UNC Kenan-Flagler Business School


Integrating work and life: Carolina Women in Business Part 4


This is the fourth in a series of articles about the Carolina Women in Business annual conference. The other articles in the series focus on leaders making an impact on the global stage, women in the board room and workplace wellness.

For companies, a healthy work-life balance results in fewer stolen office supplies, lower turnover rates and improved employee performance. For women in the workforce, it provides the happiness and fulfillment they need to thrive in both their professional and personal roles. It’s clearly a win-win, but actually achieving work-life balance is a challenge.

SAS, a business analytics and software services company that has topped Fortune’s “Best Companies to Work For” list for the past four years, devotes an entire department to helping employees find harmony between their personal and professional lives.

At the 2013 Carolina Women in Business Conference on March 22, SAS work-life balance experts Laura Kellison Wallace and Sarah Atai shared strategies to help women manage their careers and families.

In addition to managing responsibilities at work, women usually carry a larger load when it comes to childcare and home responsibilities. The pressure to be superwoman can be overwhelming and discouraging, especially when women are bombarded by images of perfection on social networking sites like Pinterest.

“We go on to these sites and get the impression that all the women around us are coming home from work to make guacamole from scratch and build bookcases from toothpicks and dental floss,” said Atai. “Then our expectations for ourselves as women become ridiculously high.”
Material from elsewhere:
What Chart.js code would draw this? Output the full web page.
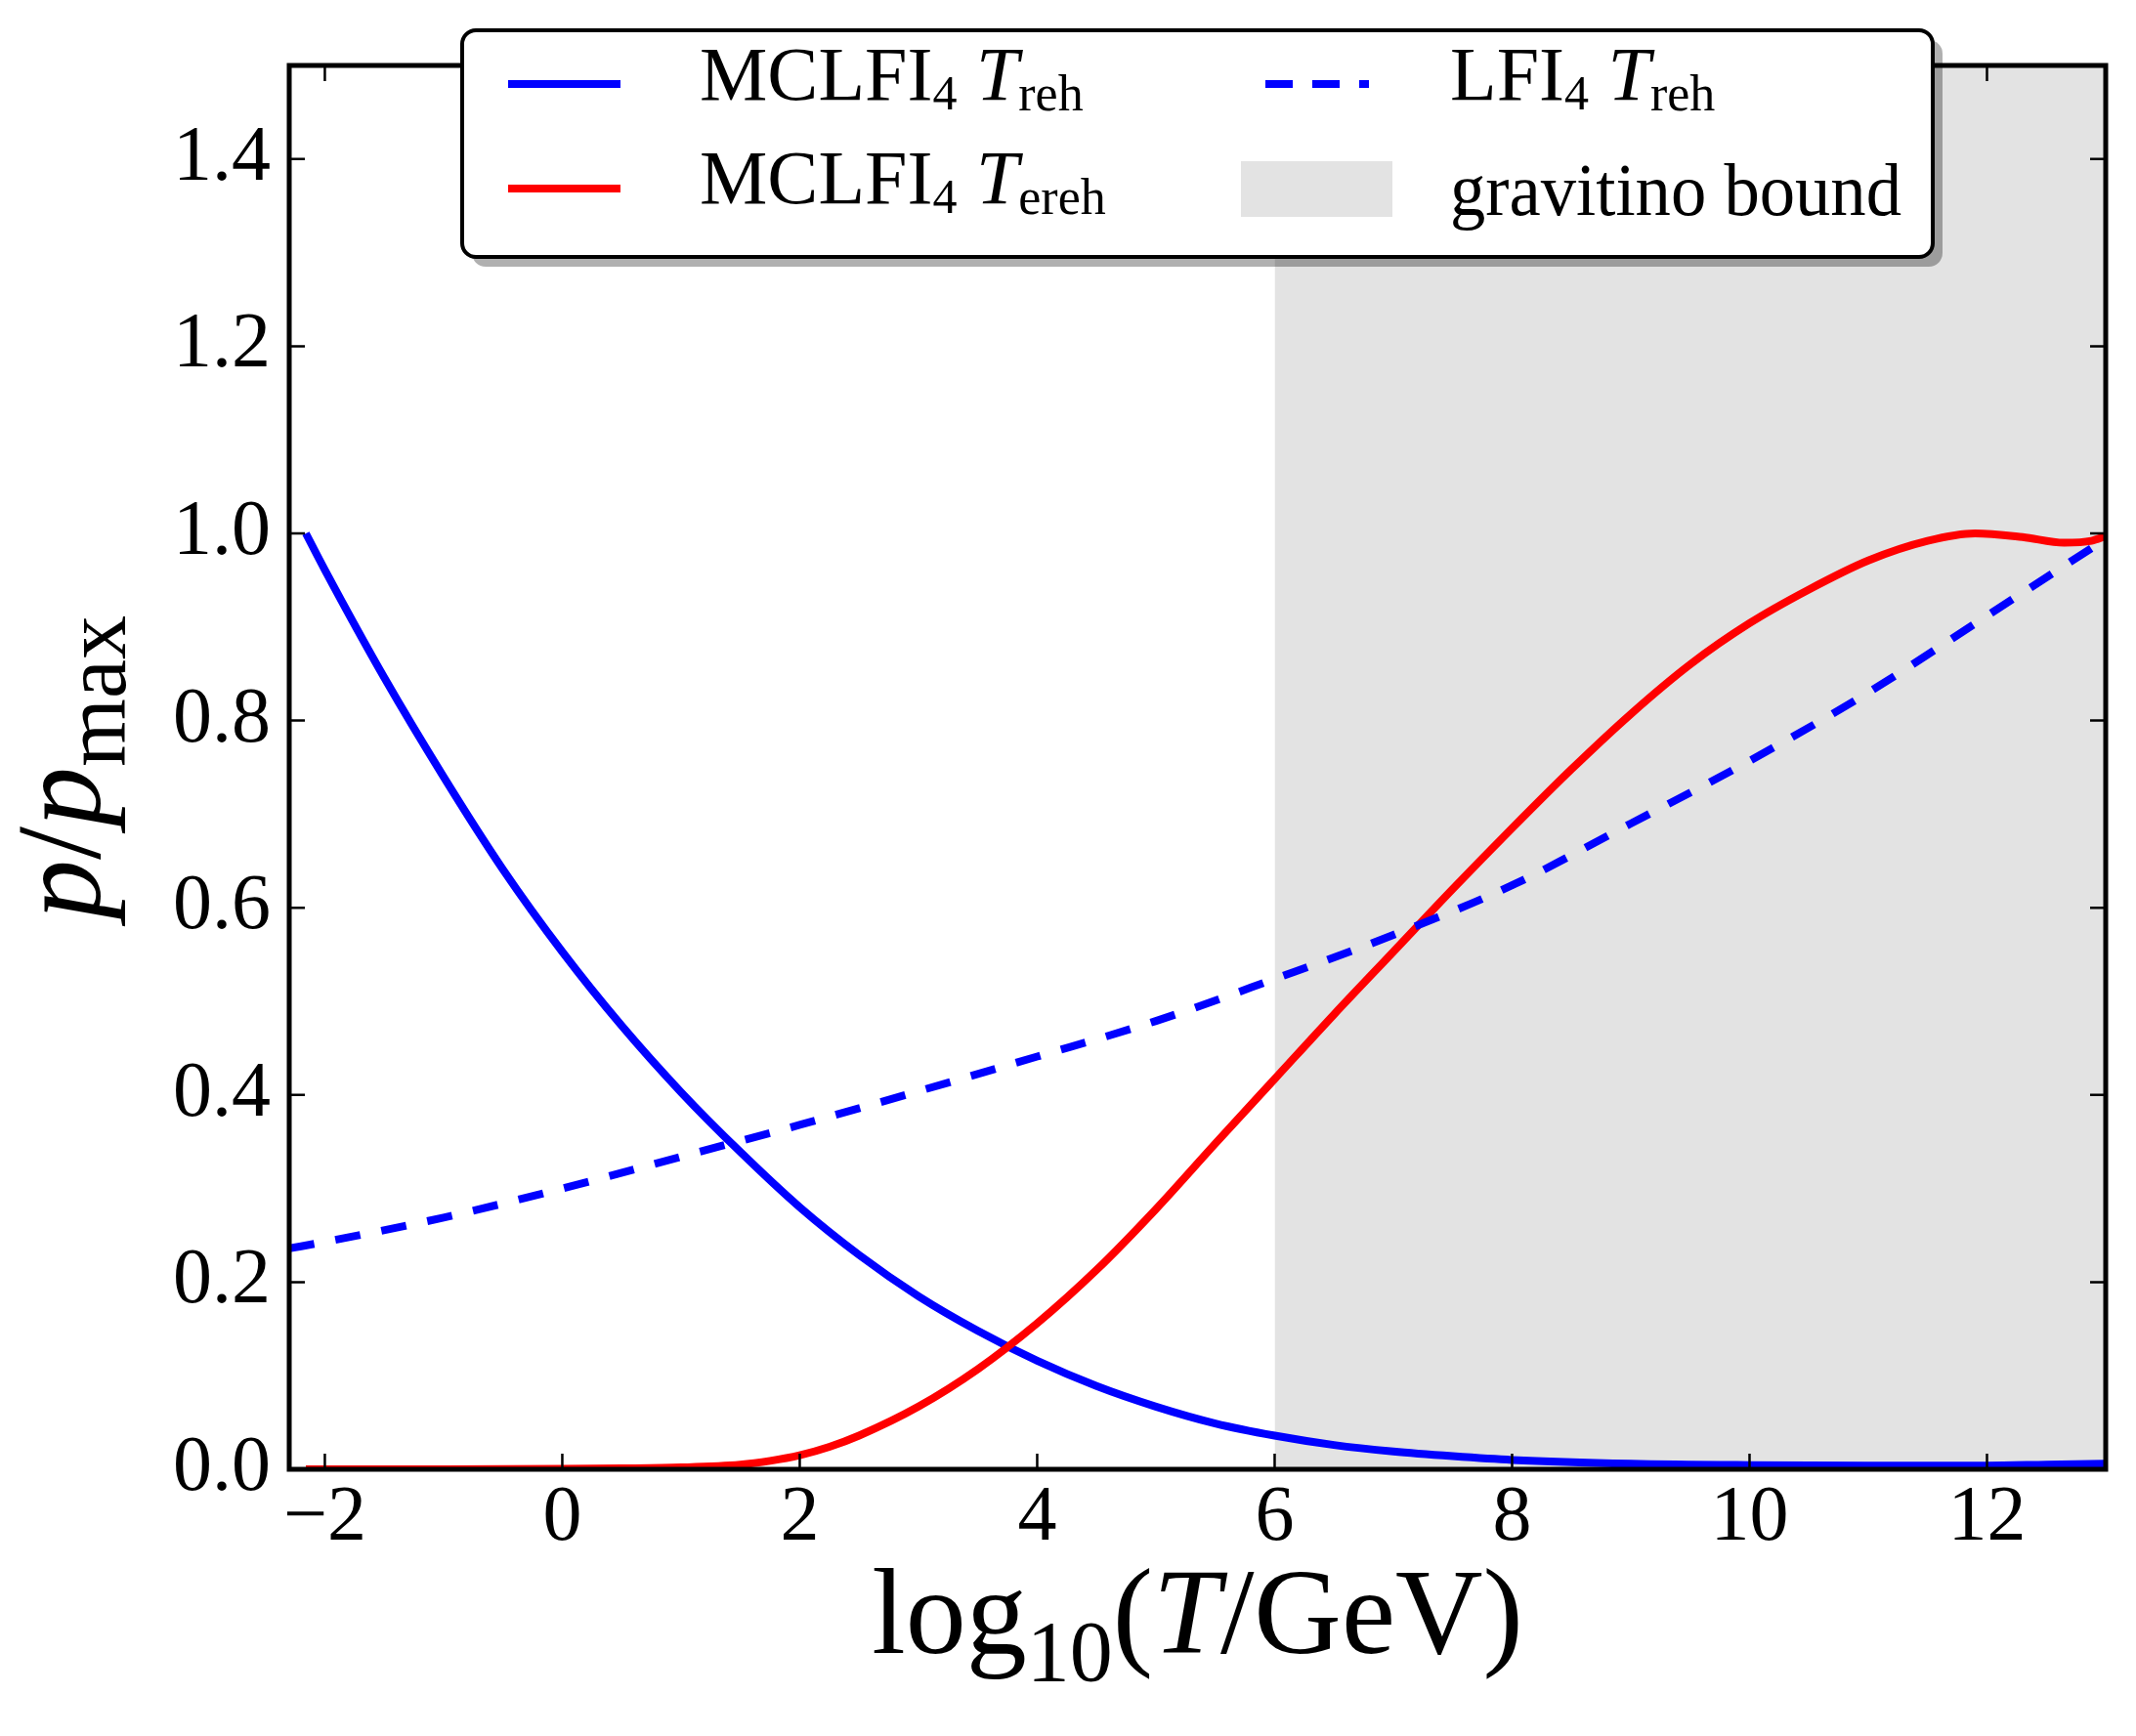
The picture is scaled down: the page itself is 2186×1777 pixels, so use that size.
<!DOCTYPE html>
<html lang="en">
<head>
  <meta charset="UTF-8">
  <title>p/pmax vs log10(T/GeV)</title>
  <script src="https://cdn.jsdelivr.net/npm/chart.js"></script>
  <style>
    body { margin: 0; background: #fff; }
    #wrap { position: relative; width: 2186px; height: 1777px; }
  </style>
</head>
<body>
  <div id="wrap"><canvas id="chart" width="2186" height="1777"></canvas></div>

  <script>
    // MCLFI4 T_reh (blue solid)
    const blueX = [-2.16, -2.0, -1.5, -1.0, -0.5, 0, 0.5, 1.0, 1.5, 2.0, 2.5, 3.0, 3.5, 4.0, 4.5, 5.0, 5.5, 6.0, 6.5, 7.0, 7.5, 8.0, 9.0, 10.0, 11.0, 12.0, 12.5, 13.0];
    const blueY = [1.0, 0.961, 0.846, 0.74, 0.641, 0.553, 0.474, 0.403, 0.339, 0.28, 0.229, 0.185, 0.148, 0.116, 0.089, 0.067, 0.049, 0.036, 0.026, 0.019, 0.014, 0.010, 0.006, 0.0045, 0.004, 0.004, 0.005, 0.006];

    // MCLFI4 T_ereh (red solid)
    const redX = [-2.16, -1, 0, 0.5, 1.0, 1.5, 1.75, 2.0, 2.25, 2.5, 3.0, 3.5, 4.0, 4.5, 5.0, 5.5, 6.0, 6.5, 7.0, 7.5, 8.0, 8.5, 9.0, 9.5, 10.0, 10.5, 11.0, 11.5, 11.9, 12.3, 12.65, 12.88, 13.0];
    const redY = [0, 0, 0.0005, 0.001, 0.002, 0.005, 0.009, 0.015, 0.024, 0.036, 0.067, 0.107, 0.156, 0.213, 0.278, 0.348, 0.417, 0.486, 0.553, 0.62, 0.685, 0.748, 0.807, 0.86, 0.904, 0.94, 0.971, 0.992, 1.0, 0.996, 0.99, 0.992, 0.997];

    // LFI4 T_reh (blue dashed)
    const dashX = [-2.3, -2, -1, 0, 1, 2, 3, 4, 5, 6, 7, 8, 9, 10, 11, 12, 13];
    const dashY = [0.236, 0.243, 0.269, 0.30, 0.334, 0.368, 0.404, 0.441, 0.479, 0.524, 0.571, 0.624, 0.69, 0.757, 0.83, 0.912, 0.994];

    // gravitino bound band
    const boundX = [6, 13];
    const boundY = [1.5, 1.5];

    const xTicks = [-2, 0, 2, 4, 6, 8, 10, 12];
    const yTicks = [0, 0.2, 0.4, 0.6, 0.8, 1.0, 1.2, 1.4];

    const FONT = '"Liberation Serif", "DejaVu Serif", serif';
    const pts = (xs, ys) => xs.map((v, i) => ({ x: v, y: ys[i] }));

    // draw a run of text pieces: [text, size, italic, dy]
    function rich(ctx, x, y, parts, measureOnly) {
      let cx = x;
      parts.forEach(p => {
        ctx.font = (p[2] ? 'italic ' : '') + p[1] + 'px ' + FONT;
        if (!measureOnly) ctx.fillText(p[0], cx, y + (p[3] || 0));
        cx += ctx.measureText(p[0]).width;
      });
      return cx - x;
    }

    const frame = {
      id: 'frame',
      afterDraw(chart) {
        const { ctx, chartArea: a, scales: { x, y } } = chart;
        ctx.save();
        ctx.strokeStyle = '#000';
        ctx.lineWidth = 2.5;
        ctx.beginPath();
        xTicks.forEach(v => {
          const px = x.getPixelForValue(v);
          ctx.moveTo(px, a.bottom); ctx.lineTo(px, a.bottom - 16);
          ctx.moveTo(px, a.top); ctx.lineTo(px, a.top + 16);
        });
        yTicks.forEach(v => {
          const py = y.getPixelForValue(v);
          ctx.moveTo(a.left, py); ctx.lineTo(a.left + 16, py);
          ctx.moveTo(a.right, py); ctx.lineTo(a.right - 16, py);
        });
        ctx.stroke();
        ctx.lineWidth = 5;
        ctx.strokeRect(a.left, a.top, a.right - a.left, a.bottom - a.top);

        // legend
        ctx.fillStyle = 'rgba(0,0,0,0.31)';
        ctx.beginPath(); ctx.roundRect(483, 41, 1505, 232, 14); ctx.fill();
        ctx.fillStyle = '#fff';
        ctx.beginPath(); ctx.roundRect(473, 31, 1505, 232, 14); ctx.fill();
        ctx.lineWidth = 4; ctx.stroke();

        ctx.lineWidth = 8;
        ctx.strokeStyle = '#0000ff';
        ctx.beginPath(); ctx.moveTo(520, 86); ctx.lineTo(635, 86); ctx.stroke();
        ctx.strokeStyle = '#ff0000';
        ctx.beginPath(); ctx.moveTo(520, 193); ctx.lineTo(635, 193); ctx.stroke();
        ctx.strokeStyle = '#0000ff';
        ctx.setLineDash([28, 20]);
        ctx.beginPath(); ctx.moveTo(1295, 86); ctx.lineTo(1401, 86); ctx.stroke();
        ctx.setLineDash([]);
        ctx.fillStyle = '#e3e3e3';
        ctx.fillRect(1270, 165, 155, 57);

        ctx.fillStyle = '#000';
        ctx.textBaseline = 'alphabetic';
        rich(ctx, 716, 102, [['MCLFI', 78], ['4', 50, false, 10], [' ', 78], ['T', 78, true], ['reh', 52, false, 11]]);
        rich(ctx, 716, 208, [['MCLFI', 78], ['4', 50, false, 10], [' ', 78], ['T', 78, true], ['ereh', 52, false, 11]]);
        rich(ctx, 1484, 102, [['LFI', 78], ['4', 50, false, 10], [' ', 78], ['T', 78, true], ['reh', 52, false, 11]]);
        const gb = [['gravitino bound', 76]];
        const gw = rich(ctx, 0, 0, gb, true);
        ctx.save();
        ctx.translate(1484, 220);
        ctx.scale(462 / gw, 1);
        rich(ctx, 0, 0, gb);
        ctx.restore();

        // x title
        const xt = [['log', 124], ['10', 88, false, 28], ['(', 124], ['T', 124, true], ['/GeV)', 124]];
        const xw = rich(ctx, 0, 0, xt, true);
        rich(ctx, (a.left + a.right) / 2 - xw / 2, 1692, xt);

        // y title
        const yt = [['p', 122, true], ['/', 122], ['p', 122, true], ['max', 90, false, 26]];
        const yw = rich(ctx, 0, 0, yt, true);
        ctx.translate(102, (a.top + a.bottom) / 2);
        ctx.rotate(-Math.PI / 2);
        rich(ctx, -yw / 2, 0, yt);
        ctx.restore();
      }
    };

    const lineStyle = { pointRadius: 0, borderWidth: 8, fill: false, cubicInterpolationMode: 'monotone', borderCapStyle: 'butt' };

    new Chart(document.getElementById('chart'), {
      type: 'line',
      data: {
        datasets: [
          Object.assign({ label: 'LFI4 Treh', data: pts(dashX, dashY), borderColor: '#0000ff', borderDash: [26, 22], order: 0 }, lineStyle),
          Object.assign({ label: 'MCLFI4 Tereh', data: pts(redX, redY), borderColor: '#ff0000', order: 1 }, lineStyle),
          Object.assign({ label: 'MCLFI4 Treh', data: pts(blueX, blueY), borderColor: '#0000ff', order: 2 }, lineStyle),
          { label: 'gravitino bound', data: pts(boundX, boundY), borderWidth: 0, pointRadius: 0, fill: 'origin', backgroundColor: '#e3e3e3', order: 3 }
        ]
      },
      options: {
        responsive: false,
        devicePixelRatio: 1,
        animation: false,
        layout: { padding: { top: 63, right: 31, left: 0, bottom: 0 } },
        plugins: { legend: { display: false }, tooltip: { enabled: false } },
        scales: {
          x: {
            type: 'linear', min: -2.3, max: 13,
            grid: { display: false, drawTicks: false },
            border: { display: false },
            afterBuildTicks: s => { s.ticks = xTicks.map(v => ({ value: v })); },
            afterFit: s => { s.height = 273; },
            ticks: {
              padding: 3, color: '#000', maxRotation: 0,
              font: { family: FONT, size: 80 },
              callback: v => v < 0 ? '\u2212' + Math.abs(v) : String(v)
            }
          },
          y: {
            type: 'linear', min: 0, max: 1.5,
            grid: { display: false, drawTicks: false },
            border: { display: false },
            afterBuildTicks: s => { s.ticks = yTicks.map(v => ({ value: v })); },
            afterFit: s => { s.width = 296; },
            ticks: {
              padding: 19, color: '#000',
              font: { family: FONT, size: 80 },
              callback: v => Number(v).toFixed(1)
            }
          }
        }
      },
      plugins: [frame]
    });
  </script>
</body>
</html>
Atai and Wallace advised women to stop beating themselves up and accept the fact that they just can’t do it all. Instead, they need to focus on prioritizing their time and energy so that they can accomplish what matters most to them.

Research shows the ability to practice self-compassion after a mistake is a strong indicator of future success, said Atai. Being kind to yourself helps lower your defenses, better reflect on the experience and truly grow from it.

While women often feel like they should be able to handle all of their personal and professional responsibilities, do not let pride get in the way of asking for help when you need it. Don’t be ashamed of lightening the load and sharing tasks.

But delegating is often easier said than done, particularly when you feel as if you are the only one who can get it right. Whether it’s a diaper change or a project at work, Atai advised women to ask themselves, “Do I really need this done in a certain way? Or can I let someone else takeover?” Be sure to clarify your expectations, but recognize that different work styles can still get the job done.

Learning to say no is another key self-advocacy strategy. In many cases, women feel as if they need to give an elaborate explanation for saying no to social invitations or after-hours work functions. If you need to recharge, there’s nothing wrong with just saying that you have plans – even if those plans are sitting on the couch watching TV. At the office, ask your manager for help prioritizing. You get to avoid saying no directly, while still communicating that you have too many things on your plate. This gives your manager the power to decide how you use your time, and he or she will appreciate the heads-up.

“If you get on a plane, they tell you that if the cabin depressurizes, put on your oxygen mask before you help those around you,” said Atai. “It makes sense. If you run out of air, you’re not going to be any help to anyone. The same thing applies to your work life.”

Avoid burnout by getting enough sleep, eating three meals per day and exercising regularly. It’s also important to be aware of what helps you recharge your batteries and build these activities into your day-to-day schedule. Pencil in appointments with yourself to ensure that your needs don’t get lost in the shuffle of work and family activities.